No supertanker spilled oil into Puget Sound. In 1977, the year the pipeline opened for business, Washington’s Sen. Warren Magnuson pushed through legislation that kept the federal government from approving any new or expanded oil port east of Port Angeles.

Oil didn’t cover the Arctic sea ice, and heat from the pipeline didn’t melt the permafrost. But, of course, both sea ice and permafrost are melting anyway, and North Slope oil has been a small part of the cause.  Those environmental nightmares may not have been exactly accurate, but the fears have proven much more than paranoid fantasies.  Fifty years ago, people worried mainly that the oil wouldn’t reach its destination.  Now, they worry mainly that it will.

The early hopes — beyond jobs and money, which worked out just fine — turned out to be delusional.  Total independence of the Middle East was never more than a pipe dream, as oil experts knew at the time.  The more modest goal of reducing dependence on distant and potentially hostile parts of the world as the first pipeline EIS put it, also proved over-optimistic.

Oil from the Alaskan Arctic never allowed us to turn our backs on the oil-producing states of the Middle East.  Thanks to fracking, we produce as much oil as anyone by now, but OPEC still controls the price.  Much as the Biden administration clearly wanted to keep Saudi Arabia at arm’s length, last year saw Biden make a rather humiliating concession to oil economics. 

As oil prices soared, Biden — who had promised to treat Saudi Crown Prince Mohammed Bin Salman as a “pariah,” because MBS had allegedly ordered the murder of dissident Saudi journalist and Washington Post contributor Jamal Khashoggi — went to Saudi Arabia, met with Bin Salman, and notoriously fist-bumped him. Biden evidently urged the prince to jack production, in order to hold down U.S gas prices, which were stoking a lot of American discontent before the 2022 midterm elections. Biden also released oil from the nation’s strategic reserve in what seemed primarily a gesture toward doing something about gas prices before the election. (Hard to imagine any other president not doing something similar.)

Up to a point, the Saudis can still manipulate oil prices, and those prices still affect U.W. politics. Not exactly what North Slope oil optimists had in mind. Some of us envision a world that no longer runs on petroleum, but that’s not the world we live in now.

Washington’s late Sen.
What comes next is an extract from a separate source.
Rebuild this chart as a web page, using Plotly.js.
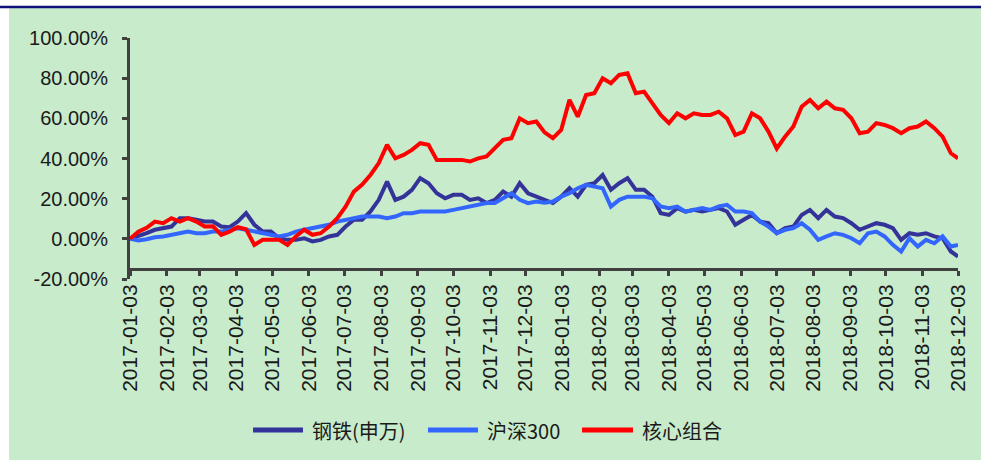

Henry M. Jackson certainly thought so.  Years before the pipeline was approved, Jackson — who chaired the Senate Interior Committee and whose National Environmental Policy Act had recently passed — was asked about the pipeline debate.  Jackson said that “no power on earth” could keep that North Slope oil from coming out.  He was probably right.  Would it be right to say the same thing about the oil at Willow?  “No power on earth” has done it yet.